Rapid postearthquake modelling method for deformation monitoring models of high arch dams based on metalearning and graph attention

•Proposal of a SHM model for high arch dams suitable for small sample sizes post-earthquake.•Introduction of a meta-training framework for post-earthquake monitoring data of dams.•Application of the method to the world’s only 200 m-high arch dam subjected to strong near-field earthquakes. Southwest China is the world’s most densely populated area for high dams over 200 m and is also a region with high seismic activity. Earthquakes can significantly alter dam structures, resulting in substantial discrepancies between preearthquake and postearthquake deformation monitoring data. Deformation is a critical indicator of the structural response of dams to internal and external environmental factors. Establishing a dam deformation structural health monitoring (SHM) model promptly after an earthquake is crucial for postearthquake structural health analysis and preventing major accidents. In this paper, we propose a rapid modelling method for postearthquake deformation SHM of high arch dams that uses metalearning and graph attention techniques. First, we develop an SHM model tailored for postseismic small-sample data modelling, integrating a multihead attention mechanism with hydraulic-temporal graph feature fusion.

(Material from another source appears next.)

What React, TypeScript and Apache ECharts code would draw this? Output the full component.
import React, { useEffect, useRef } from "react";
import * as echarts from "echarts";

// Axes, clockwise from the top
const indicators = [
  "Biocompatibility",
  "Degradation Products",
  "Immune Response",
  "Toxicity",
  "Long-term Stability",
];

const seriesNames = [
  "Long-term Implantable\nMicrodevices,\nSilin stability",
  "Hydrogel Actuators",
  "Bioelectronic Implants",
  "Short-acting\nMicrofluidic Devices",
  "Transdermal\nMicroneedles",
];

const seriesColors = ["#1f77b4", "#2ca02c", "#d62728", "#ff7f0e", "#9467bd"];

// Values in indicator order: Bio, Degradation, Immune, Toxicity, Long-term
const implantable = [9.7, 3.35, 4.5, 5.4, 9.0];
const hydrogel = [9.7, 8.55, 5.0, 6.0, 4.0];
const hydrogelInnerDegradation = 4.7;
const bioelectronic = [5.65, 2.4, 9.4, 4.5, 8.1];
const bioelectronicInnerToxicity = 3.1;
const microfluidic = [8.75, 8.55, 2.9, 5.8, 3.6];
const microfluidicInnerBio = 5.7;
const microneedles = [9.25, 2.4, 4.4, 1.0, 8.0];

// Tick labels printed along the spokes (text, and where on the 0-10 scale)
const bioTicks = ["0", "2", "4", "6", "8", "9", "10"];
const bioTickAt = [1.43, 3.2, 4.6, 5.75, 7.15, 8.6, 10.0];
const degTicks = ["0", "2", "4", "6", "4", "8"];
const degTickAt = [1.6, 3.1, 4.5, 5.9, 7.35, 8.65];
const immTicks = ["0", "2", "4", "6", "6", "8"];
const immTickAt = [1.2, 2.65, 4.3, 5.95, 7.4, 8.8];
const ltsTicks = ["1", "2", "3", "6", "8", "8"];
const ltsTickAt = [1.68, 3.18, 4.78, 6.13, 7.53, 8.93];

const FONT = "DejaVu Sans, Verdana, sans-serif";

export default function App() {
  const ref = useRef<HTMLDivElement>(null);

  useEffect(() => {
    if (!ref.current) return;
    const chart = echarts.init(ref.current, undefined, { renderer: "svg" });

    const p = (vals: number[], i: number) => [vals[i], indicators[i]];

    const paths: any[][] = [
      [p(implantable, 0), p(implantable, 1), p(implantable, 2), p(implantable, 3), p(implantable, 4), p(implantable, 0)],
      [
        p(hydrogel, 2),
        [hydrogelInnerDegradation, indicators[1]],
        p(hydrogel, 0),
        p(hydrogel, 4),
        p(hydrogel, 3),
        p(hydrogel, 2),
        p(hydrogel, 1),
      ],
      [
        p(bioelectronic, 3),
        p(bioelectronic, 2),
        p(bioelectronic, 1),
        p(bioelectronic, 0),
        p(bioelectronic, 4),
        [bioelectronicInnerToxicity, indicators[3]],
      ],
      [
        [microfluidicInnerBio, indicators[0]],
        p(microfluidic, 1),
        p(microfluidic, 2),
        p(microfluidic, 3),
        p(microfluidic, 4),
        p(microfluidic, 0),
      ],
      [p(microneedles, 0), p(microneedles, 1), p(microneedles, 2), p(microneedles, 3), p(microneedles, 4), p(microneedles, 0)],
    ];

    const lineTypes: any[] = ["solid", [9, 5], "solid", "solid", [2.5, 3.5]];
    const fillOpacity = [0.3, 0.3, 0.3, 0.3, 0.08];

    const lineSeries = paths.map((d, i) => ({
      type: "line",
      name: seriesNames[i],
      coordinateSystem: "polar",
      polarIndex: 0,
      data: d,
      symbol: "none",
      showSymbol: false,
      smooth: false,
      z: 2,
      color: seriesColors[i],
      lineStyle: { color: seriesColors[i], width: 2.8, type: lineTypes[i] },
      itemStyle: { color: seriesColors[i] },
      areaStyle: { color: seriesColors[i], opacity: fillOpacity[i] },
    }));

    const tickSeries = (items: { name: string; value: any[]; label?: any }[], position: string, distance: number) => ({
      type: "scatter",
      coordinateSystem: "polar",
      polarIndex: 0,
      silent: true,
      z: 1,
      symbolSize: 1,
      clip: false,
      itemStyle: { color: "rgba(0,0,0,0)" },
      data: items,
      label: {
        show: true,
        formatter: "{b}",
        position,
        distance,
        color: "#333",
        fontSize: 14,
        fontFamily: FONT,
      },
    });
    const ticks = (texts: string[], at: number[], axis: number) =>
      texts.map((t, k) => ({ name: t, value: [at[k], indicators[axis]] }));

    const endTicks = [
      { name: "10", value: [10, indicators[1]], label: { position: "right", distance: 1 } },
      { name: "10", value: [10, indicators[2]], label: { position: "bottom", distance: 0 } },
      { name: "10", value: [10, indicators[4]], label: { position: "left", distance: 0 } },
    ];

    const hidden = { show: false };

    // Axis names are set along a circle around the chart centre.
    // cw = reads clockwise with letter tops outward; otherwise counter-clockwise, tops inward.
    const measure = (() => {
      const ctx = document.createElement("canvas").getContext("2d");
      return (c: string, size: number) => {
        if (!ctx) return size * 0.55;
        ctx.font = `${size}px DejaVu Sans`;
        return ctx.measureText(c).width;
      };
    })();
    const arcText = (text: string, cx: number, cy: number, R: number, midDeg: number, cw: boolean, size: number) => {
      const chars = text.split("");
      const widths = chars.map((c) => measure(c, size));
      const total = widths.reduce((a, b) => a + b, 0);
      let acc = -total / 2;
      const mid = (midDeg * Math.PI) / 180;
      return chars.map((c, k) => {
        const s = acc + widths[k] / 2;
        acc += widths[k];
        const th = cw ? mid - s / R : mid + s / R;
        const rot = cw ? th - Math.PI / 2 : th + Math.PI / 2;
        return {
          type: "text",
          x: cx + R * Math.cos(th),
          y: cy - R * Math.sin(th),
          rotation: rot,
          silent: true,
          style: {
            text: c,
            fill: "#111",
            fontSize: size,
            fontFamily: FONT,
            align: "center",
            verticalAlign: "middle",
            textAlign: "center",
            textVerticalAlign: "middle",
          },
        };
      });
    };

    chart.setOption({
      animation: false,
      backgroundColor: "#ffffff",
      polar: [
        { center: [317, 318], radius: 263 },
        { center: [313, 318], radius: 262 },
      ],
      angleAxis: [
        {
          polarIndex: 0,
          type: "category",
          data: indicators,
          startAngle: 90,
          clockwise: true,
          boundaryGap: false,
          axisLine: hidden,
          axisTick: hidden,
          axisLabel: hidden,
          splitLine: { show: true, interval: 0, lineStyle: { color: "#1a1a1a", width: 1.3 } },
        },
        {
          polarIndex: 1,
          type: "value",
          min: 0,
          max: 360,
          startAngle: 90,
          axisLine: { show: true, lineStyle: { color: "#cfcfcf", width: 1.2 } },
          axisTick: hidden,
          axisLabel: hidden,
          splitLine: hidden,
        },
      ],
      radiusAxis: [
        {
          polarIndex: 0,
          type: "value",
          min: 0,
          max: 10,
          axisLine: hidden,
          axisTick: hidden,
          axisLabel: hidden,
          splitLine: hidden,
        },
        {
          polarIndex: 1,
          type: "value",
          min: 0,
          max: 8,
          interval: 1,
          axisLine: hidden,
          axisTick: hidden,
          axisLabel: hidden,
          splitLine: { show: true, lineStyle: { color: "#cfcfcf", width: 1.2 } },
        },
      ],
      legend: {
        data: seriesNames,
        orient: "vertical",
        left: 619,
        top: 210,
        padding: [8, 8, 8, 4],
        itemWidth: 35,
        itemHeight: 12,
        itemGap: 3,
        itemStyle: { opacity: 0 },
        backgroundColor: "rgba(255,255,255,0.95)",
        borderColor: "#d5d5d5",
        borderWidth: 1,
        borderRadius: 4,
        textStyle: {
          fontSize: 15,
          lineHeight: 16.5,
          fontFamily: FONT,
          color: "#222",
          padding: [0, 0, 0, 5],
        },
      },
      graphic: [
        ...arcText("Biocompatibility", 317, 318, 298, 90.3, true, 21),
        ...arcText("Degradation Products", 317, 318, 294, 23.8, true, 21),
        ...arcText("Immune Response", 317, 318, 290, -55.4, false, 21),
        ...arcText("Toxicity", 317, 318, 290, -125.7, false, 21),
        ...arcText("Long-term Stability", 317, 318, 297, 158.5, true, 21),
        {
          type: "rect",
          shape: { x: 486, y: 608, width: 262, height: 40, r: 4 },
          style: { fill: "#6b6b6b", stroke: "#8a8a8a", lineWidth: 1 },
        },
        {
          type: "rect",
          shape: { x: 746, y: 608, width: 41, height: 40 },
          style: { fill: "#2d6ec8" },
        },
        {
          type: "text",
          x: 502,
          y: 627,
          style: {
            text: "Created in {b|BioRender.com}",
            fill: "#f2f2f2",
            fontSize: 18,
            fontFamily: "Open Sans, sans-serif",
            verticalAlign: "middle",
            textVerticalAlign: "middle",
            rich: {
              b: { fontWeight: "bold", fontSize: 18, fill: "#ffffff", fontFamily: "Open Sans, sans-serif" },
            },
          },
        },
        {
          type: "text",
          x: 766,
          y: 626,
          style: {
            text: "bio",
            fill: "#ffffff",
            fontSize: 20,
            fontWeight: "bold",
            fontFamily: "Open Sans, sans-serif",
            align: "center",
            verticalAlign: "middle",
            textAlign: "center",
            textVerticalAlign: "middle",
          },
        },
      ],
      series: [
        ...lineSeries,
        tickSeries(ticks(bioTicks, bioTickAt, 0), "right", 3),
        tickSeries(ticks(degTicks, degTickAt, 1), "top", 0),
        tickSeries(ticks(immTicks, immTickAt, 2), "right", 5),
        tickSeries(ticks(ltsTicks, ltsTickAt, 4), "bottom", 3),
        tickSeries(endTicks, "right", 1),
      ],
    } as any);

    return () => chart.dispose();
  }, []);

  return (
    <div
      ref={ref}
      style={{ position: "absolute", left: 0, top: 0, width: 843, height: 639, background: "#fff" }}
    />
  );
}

On this basis, we introduce a metalearning framework to derive the initial model parameters from preearthquake data. The proposed model is applied to vertical radial deformation monitoring of the world’s only 200-metre-high arch dam subjected to strong near-field earthquakes. The effectiveness of our metalearning framework for postearthquake data is validated by comparing it with the transfer learning framework. Through a comparison with nine baseline models across six postearthquake modelling scenarios, we demonstrate that the proposed model achieves the highest accuracy and exhibits unique engineering applicability for rapid postearthquake modelling tasks. Ablation experiments further confirm the effectiveness of the proposed modules.